Helmet tracking is technology that can detect where a pilot is looking and perform certain tasks, such as display information on a pilot’s helmet visor. This is done by calculations that measure the spatial (XYZ) position and orientation or the direction (yaw, pitch, roll) of the pilot’s head.
Airborne dog fights – a thing of the past
With this technology the pilot no longer has to try and follow his target in flight in order to line his aircraft up with his target’s aircraft to get missile lock before firing the missile. He now only has to look at the target and the missile will lock on.
South Africa has decades of experience in helmet tracking technology that dates back to the early ‘80s that gives pilots a ‘first shoot advantage’ that significantly affects their peacekeeping roles.
Helmet tracker angles are used to carefully place symbols, such as landmarks or runways on the visor of a pilot’s helmet. This can be used to highlight landmarks and targets so that the real world items are tagged in the pilot’s vision. Other navigational cues such as the horizon, direction and helicopter landing pads can be drawn. This greatly improves safety in poor visibility conditions.

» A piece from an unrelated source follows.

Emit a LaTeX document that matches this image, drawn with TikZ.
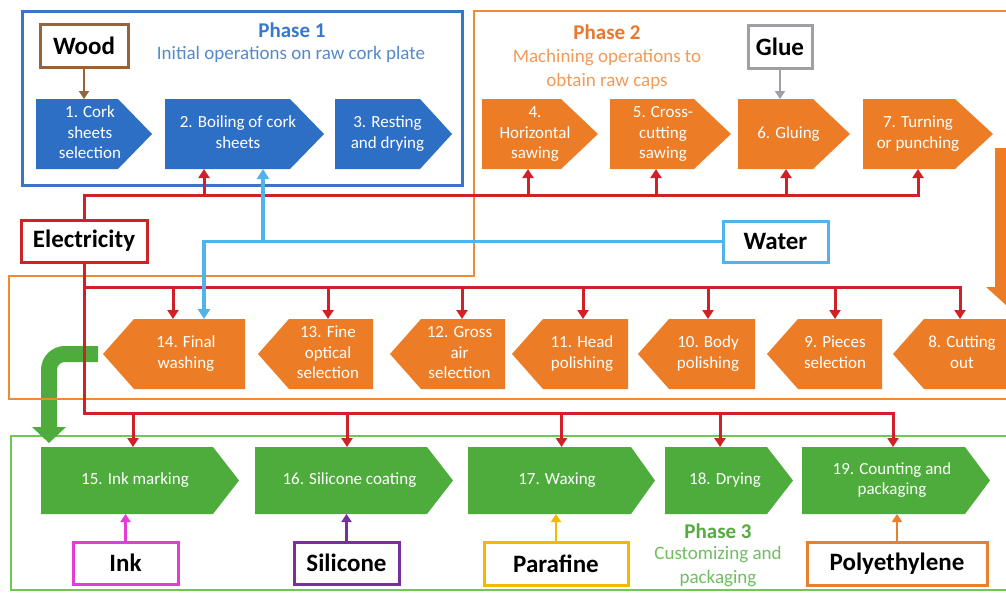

The helmet tracker can also simulate a transparent cockpit, making difficult tasks, such as landing a helicopter on a ship in stormy weather, much safer and more efficient.
Based on existing technology
The CSIR’s optical helmet tracker was designed to show the suitability of CSIR’s patented Automatic Photogrammetric Camera Calibration System (APCCS) for helmet tracking purposes. The APCCS is already being used to calibrate the cameras for the Wide Area Surveillance System projects, which generate real-time panoramic multi-spectral, fused images in real-time.
The work is ongoing and aims to merge the helmet tracker and wide area surveillance research to create real-time virtual see-through armour applications.